__TASK GOAL__
Output every line exactly as written. Leave out pictures.

__PROVIDED DATA__
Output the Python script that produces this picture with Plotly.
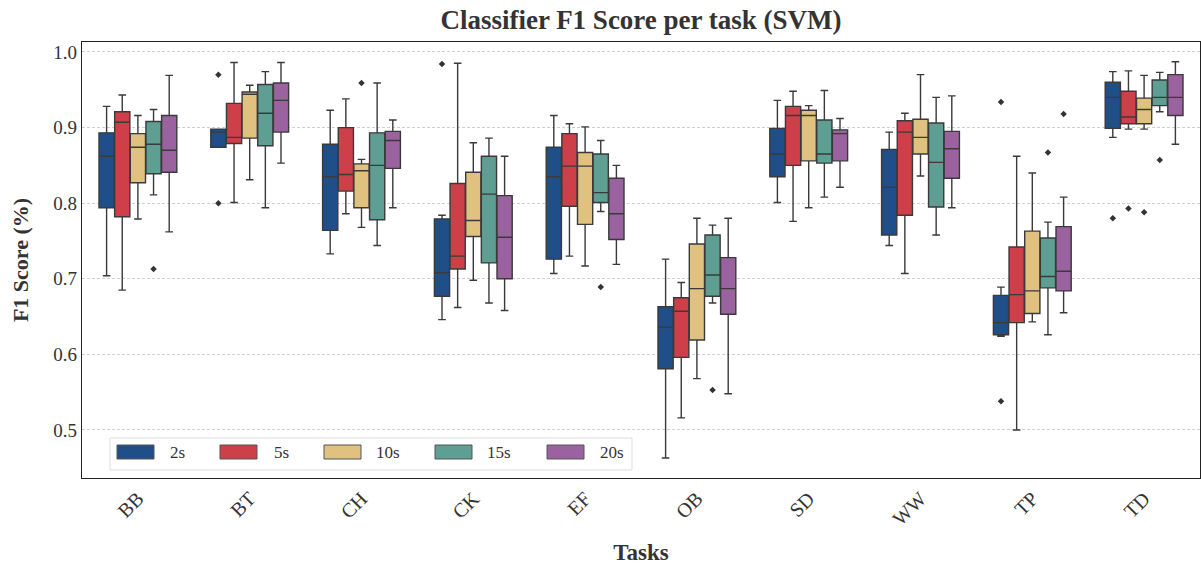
import plotly.graph_objects as go

tasks = ["BB", "BT", "CH", "CK", "EF", "OB", "SD", "WW", "TP", "TD"]
windows = ["2s", "5s", "10s", "15s", "20s"]
colors = ["#1f4e89", "#cd4049", "#e0c17f", "#5f9e92", "#9b62a0"]

# per window: lists over tasks
lowfence = {
    "2s":  [0.704, 0.874, 0.733, 0.646, 0.707, 0.463, 0.801, 0.744, 0.624, 0.887],
    "5s":  [0.685, 0.801, 0.786, 0.662, 0.730, 0.516, 0.776, 0.707, 0.500, 0.898],
    "10s": [0.779, 0.831, 0.768, 0.698, 0.717, 0.568, 0.794, 0.836, 0.643, 0.898],
    "15s": [0.811, 0.794, 0.744, 0.668, 0.789, 0.668, 0.808, 0.758, 0.626, 0.921],
    "20s": [0.762, 0.853, 0.794, 0.658, 0.719, 0.548, 0.821, 0.794, 0.655, 0.878],
}
q1 = {
    "2s":  [0.794, 0.874, 0.764, 0.677, 0.726, 0.581, 0.835, 0.758, 0.626, 0.899],
    "5s":  [0.782, 0.879, 0.816, 0.713, 0.796, 0.596, 0.850, 0.784, 0.642, 0.905],
    "10s": [0.827, 0.886, 0.794, 0.756, 0.772, 0.619, 0.856, 0.865, 0.654, 0.905],
    "15s": [0.839, 0.876, 0.778, 0.721, 0.801, 0.677, 0.853, 0.795, 0.688, 0.929],
    "20s": [0.841, 0.894, 0.846, 0.700, 0.752, 0.653, 0.856, 0.833, 0.684, 0.916],
}
median = {
    "2s":  [0.862, 0.894, 0.835, 0.708, 0.835, 0.636, 0.865, 0.821, 0.642, 0.940],
    "5s":  [0.907, 0.887, 0.838, 0.730, 0.849, 0.657, 0.916, 0.894, 0.679, 0.914],
    "10s": [0.874, 0.944, 0.843, 0.777, 0.849, 0.687, 0.916, 0.887, 0.684, 0.924],
    "15s": [0.878, 0.919, 0.850, 0.812, 0.814, 0.705, 0.865, 0.854, 0.703, 0.940],
    "20s": [0.870, 0.936, 0.883, 0.755, 0.786, 0.687, 0.892, 0.872, 0.710, 0.940],
}
q3 = {
    "2s":  [0.893, 0.898, 0.878, 0.779, 0.874, 0.663, 0.899, 0.871, 0.678, 0.960],
    "5s":  [0.921, 0.932, 0.900, 0.826, 0.892, 0.675, 0.928, 0.909, 0.742, 0.948],
    "10s": [0.892, 0.947, 0.852, 0.841, 0.867, 0.746, 0.923, 0.911, 0.763, 0.939],
    "15s": [0.908, 0.957, 0.893, 0.862, 0.865, 0.758, 0.910, 0.906, 0.754, 0.963],
    "20s": [0.916, 0.959, 0.895, 0.810, 0.833, 0.728, 0.897, 0.895, 0.769, 0.970],
}
highfence = {
    "2s":  [0.928, 0.898, 0.923, 0.784, 0.916, 0.726, 0.936, 0.894, 0.689, 0.974],
    "5s":  [0.943, 0.986, 0.938, 0.985, 0.905, 0.695, 0.948, 0.919, 0.862, 0.975],
    "10s": [0.916, 0.956, 0.858, 0.880, 0.901, 0.780, 0.929, 0.970, 0.840, 0.969],
    "15s": [0.924, 0.974, 0.959, 0.886, 0.883, 0.771, 0.949, 0.940, 0.775, 0.973],
    "20s": [0.969, 0.986, 0.910, 0.862, 0.850, 0.780, 0.912, 0.942, 0.808, 0.987],
}
# outliers: (task, value)
outlier_task = {
    "2s":  ["BT", "BT", "CK", "TP", "TP", "TD"],
    "5s":  ["TD"],
    "10s": ["CH", "TD"],
    "15s": ["BB", "EF", "OB", "TP", "TD"],
    "20s": ["TP"],
}
outlier_val = {
    "2s":  [0.970, 0.800, 0.984, 0.934, 0.538, 0.780],
    "5s":  [0.793],
    "10s": [0.959, 0.788],
    "15s": [0.713, 0.689, 0.553, 0.867, 0.857],
    "20s": [0.918],
}

FONT = "Liberation Serif"
step = 0.14
bw = 0.136

fig = go.Figure()
for k, w in enumerate(windows):
    off = (k - 2) * step
    xs = [i + off for i in range(len(tasks))]
    fig.add_trace(go.Box(
        x=xs, q1=q1[w], median=median[w], q3=q3[w],
        lowerfence=lowfence[w], upperfence=highfence[w],
        width=bw, whiskerwidth=0.5, boxpoints=False,
        fillcolor=colors[k], line=dict(color="#3a3a3a", width=1.4),
        name=w, showlegend=False,
    ))
    ox = [tasks.index(t) + off for t in outlier_task[w]]
    fig.add_trace(go.Scatter(
        x=ox, y=outlier_val[w], mode="markers",
        marker=dict(symbol="diamond", size=5, color="#333333"),
        showlegend=False, hoverinfo="skip",
    ))

# manual legend (matplotlib-style patches)
L, R, T, B = 82, 1200, 42, 478
W, H = 1201, 565
def px(x):
    return (x - L) / (R - L)
def py(y):
    return (B - y) / (B - T)

shapes = [dict(type="rect", xref="paper", yref="paper",
               x0=px(110), x1=px(632), y0=py(470), y1=py(438),
               line=dict(color="#dddddd", width=1), fillcolor="rgba(255,255,255,0.85)", layer="above")]
annotations = []
patch_x = [117, 220, 324, 435, 547]
text_x = [168, 272, 374, 485, 598]
for k, w in enumerate(windows):
    shapes.append(dict(type="rect", xref="paper", yref="paper",
                       x0=px(patch_x[k]), x1=px(patch_x[k] + 37), y0=py(459), y1=py(445),
                       line=dict(color="#555555", width=1), fillcolor=colors[k], layer="above"))
    annotations.append(dict(xref="paper", yref="paper", x=px(text_x[k]), y=py(452),
                            text=w, showarrow=False, xanchor="left", yanchor="middle",
                            font=dict(family=FONT, size=17, color="#333333")))

fig.update_layout(
    width=W, height=H,
    margin=dict(l=L, r=W - R, t=T, b=H - B),
    paper_bgcolor="white", plot_bgcolor="white",
    font=dict(family=FONT, color="#333333"),
    title=dict(text="<b>Classifier F1 Score per task (SVM)</b>", x=0.5, xref="paper",
               y=1 - 20 / H, yref="container", yanchor="middle",
               font=dict(family=FONT, size=27, color="#333333")),
    boxmode="overlay",
    shapes=shapes, annotations=annotations,
    xaxis=dict(range=[-0.5, 9.5], tickmode="array", tickvals=list(range(len(tasks))),
               ticktext=tasks, tickangle=-45, showgrid=False, zeroline=False,
               showline=True, linecolor="#222222", linewidth=1.2, mirror=True,
               tickfont=dict(family=FONT, size=20, color="#333333"),
               title=dict(text="<b>Tasks</b>", font=dict(family=FONT, size=23, color="#333333"), standoff=18)),
    yaxis=dict(range=[0.4365, 1.0132], tickvals=[0.5, 0.6, 0.7, 0.8, 0.9, 1.0],
               ticktext=["0.5", "0.6", "0.7", "0.8", "0.9", "1.0"],
               showgrid=True, gridcolor="#cfcfcf", griddash="3px,2px", gridwidth=0.8,
               zeroline=False, showline=True, linecolor="#222222", linewidth=1.2, mirror=True,
               tickfont=dict(family=FONT, size=19, color="#333333"),
               title=dict(text="<b>F1 Score (%)</b>", font=dict(family=FONT, size=22, color="#333333"), standoff=18)),
)

fig.write_html("out.html")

__EXERCISE SOLUTION__
Output the Python script that produces this picture with Plotly.
import plotly.graph_objects as go

tasks = ["BB", "BT", "CH", "CK", "EF", "OB", "SD", "WW", "TP", "TD"]
windows = ["2s", "5s", "10s", "15s", "20s"]
colors = ["#1f4e89", "#cd4049", "#e0c17f", "#5f9e92", "#9b62a0"]

# per window: lists over tasks
lowfence = {
    "2s":  [0.704, 0.874, 0.733, 0.646, 0.707, 0.463, 0.801, 0.744, 0.624, 0.887],
    "5s":  [0.685, 0.801, 0.786, 0.662, 0.730, 0.516, 0.776, 0.707, 0.500, 0.898],
    "10s": [0.779, 0.831, 0.768, 0.698, 0.717, 0.568, 0.794, 0.836, 0.643, 0.898],
    "15s": [0.811, 0.794, 0.744, 0.668, 0.789, 0.668, 0.808, 0.758, 0.626, 0.921],
    "20s": [0.762, 0.853, 0.794, 0.658, 0.719, 0.548, 0.821, 0.794, 0.655, 0.878],
}
q1 = {
    "2s":  [0.794, 0.874, 0.764, 0.677, 0.726, 0.581, 0.835, 0.758, 0.626, 0.899],
    "5s":  [0.782, 0.879, 0.816, 0.713, 0.796, 0.596, 0.850, 0.784, 0.642, 0.905],
    "10s": [0.827, 0.886, 0.794, 0.756, 0.772, 0.619, 0.856, 0.865, 0.654, 0.905],
    "15s": [0.839, 0.876, 0.778, 0.721, 0.801, 0.677, 0.853, 0.795, 0.688, 0.929],
    "20s": [0.841, 0.894, 0.846, 0.700, 0.752, 0.653, 0.856, 0.833, 0.684, 0.916],
}
median = {
    "2s":  [0.862, 0.894, 0.835, 0.708, 0.835, 0.636, 0.865, 0.821, 0.642, 0.940],
    "5s":  [0.907, 0.887, 0.838, 0.730, 0.849, 0.657, 0.916, 0.894, 0.679, 0.914],
    "10s": [0.874, 0.944, 0.843, 0.777, 0.849, 0.687, 0.916, 0.887, 0.684, 0.924],
    "15s": [0.878, 0.919, 0.850, 0.812, 0.814, 0.705, 0.865, 0.854, 0.703, 0.940],
    "20s": [0.870, 0.936, 0.883, 0.755, 0.786, 0.687, 0.892, 0.872, 0.710, 0.940],
}
q3 = {
    "2s":  [0.893, 0.898, 0.878, 0.779, 0.874, 0.663, 0.899, 0.871, 0.678, 0.960],
    "5s":  [0.921, 0.932, 0.900, 0.826, 0.892, 0.675, 0.928, 0.909, 0.742, 0.948],
    "10s": [0.892, 0.947, 0.852, 0.841, 0.867, 0.746, 0.923, 0.911, 0.763, 0.939],
    "15s": [0.908, 0.957, 0.893, 0.862, 0.865, 0.758, 0.910, 0.906, 0.754, 0.963],
    "20s": [0.916, 0.959, 0.895, 0.810, 0.833, 0.728, 0.897, 0.895, 0.769, 0.970],
}
highfence = {
    "2s":  [0.928, 0.898, 0.923, 0.784, 0.916, 0.726, 0.936, 0.894, 0.689, 0.974],
    "5s":  [0.943, 0.986, 0.938, 0.985, 0.905, 0.695, 0.948, 0.919, 0.862, 0.975],
    "10s": [0.916, 0.956, 0.858, 0.880, 0.901, 0.780, 0.929, 0.970, 0.840, 0.969],
    "15s": [0.924, 0.974, 0.959, 0.886, 0.883, 0.771, 0.949, 0.940, 0.775, 0.973],
    "20s": [0.969, 0.986, 0.910, 0.862, 0.850, 0.780, 0.912, 0.942, 0.808, 0.987],
}
# outliers: (task, value)
outlier_task = {
    "2s":  ["BT", "BT", "CK", "TP", "TP", "TD"],
    "5s":  ["TD"],
    "10s": ["CH", "TD"],
    "15s": ["BB", "EF", "OB", "TP", "TD"],
    "20s": ["TP"],
}
outlier_val = {
    "2s":  [0.970, 0.800, 0.984, 0.934, 0.538, 0.780],
    "5s":  [0.793],
    "10s": [0.959, 0.788],
    "15s": [0.713, 0.689, 0.553, 0.867, 0.857],
    "20s": [0.918],
}

FONT = "Liberation Serif"
step = 0.14
bw = 0.136

fig = go.Figure()
for k, w in enumerate(windows):
    off = (k - 2) * step
    xs = [i + off for i in range(len(tasks))]
    fig.add_trace(go.Box(
        x=xs, q1=q1[w], median=median[w], q3=q3[w],
        lowerfence=lowfence[w], upperfence=highfence[w],
        width=bw, whiskerwidth=0.5, boxpoints=False,
        fillcolor=colors[k], line=dict(color="#3a3a3a", width=1.4),
        name=w, showlegend=False,
    ))
    ox = [tasks.index(t) + off for t in outlier_task[w]]
    fig.add_trace(go.Scatter(
        x=ox, y=outlier_val[w], mode="markers",
        marker=dict(symbol="diamond", size=5, color="#333333"),
        showlegend=False, hoverinfo="skip",
    ))

# manual legend (matplotlib-style patches)
L, R, T, B = 82, 1200, 42, 478
W, H = 1201, 565
def px(x):
    return (x - L) / (R - L)
def py(y):
    return (B - y) / (B - T)

shapes = [dict(type="rect", xref="paper", yref="paper",
               x0=px(110), x1=px(632), y0=py(470), y1=py(438),
               line=dict(color="#dddddd", width=1), fillcolor="rgba(255,255,255,0.85)", layer="above")]
annotations = []
patch_x = [117, 220, 324, 435, 547]
text_x = [168, 272, 374, 485, 598]
for k, w in enumerate(windows):
    shapes.append(dict(type="rect", xref="paper", yref="paper",
                       x0=px(patch_x[k]), x1=px(patch_x[k] + 37), y0=py(459), y1=py(445),
                       line=dict(color="#555555", width=1), fillcolor=colors[k], layer="above"))
    annotations.append(dict(xref="paper", yref="paper", x=px(text_x[k]), y=py(452),
                            text=w, showarrow=False, xanchor="left", yanchor="middle",
                            font=dict(family=FONT, size=17, color="#333333")))

fig.update_layout(
    width=W, height=H,
    margin=dict(l=L, r=W - R, t=T, b=H - B),
    paper_bgcolor="white", plot_bgcolor="white",
    font=dict(family=FONT, color="#333333"),
    title=dict(text="<b>Classifier F1 Score per task (SVM)</b>", x=0.5, xref="paper",
               y=1 - 20 / H, yref="container", yanchor="middle",
               font=dict(family=FONT, size=27, color="#333333")),
    boxmode="overlay",
    shapes=shapes, annotations=annotations,
    xaxis=dict(range=[-0.5, 9.5], tickmode="array", tickvals=list(range(len(tasks))),
               ticktext=tasks, tickangle=-45, showgrid=False, zeroline=False,
               showline=True, linecolor="#222222", linewidth=1.2, mirror=True,
               tickfont=dict(family=FONT, size=20, color="#333333"),
               title=dict(text="<b>Tasks</b>", font=dict(family=FONT, size=23, color="#333333"), standoff=18)),
    yaxis=dict(range=[0.4365, 1.0132], tickvals=[0.5, 0.6, 0.7, 0.8, 0.9, 1.0],
               ticktext=["0.5", "0.6", "0.7", "0.8", "0.9", "1.0"],
               showgrid=True, gridcolor="#cfcfcf", griddash="3px,2px", gridwidth=0.8,
               zeroline=False, showline=True, linecolor="#222222", linewidth=1.2, mirror=True,
               tickfont=dict(family=FONT, size=19, color="#333333"),
               title=dict(text="<b>F1 Score (%)</b>", font=dict(family=FONT, size=22, color="#333333"), standoff=18)),
)

fig.write_html("out.html")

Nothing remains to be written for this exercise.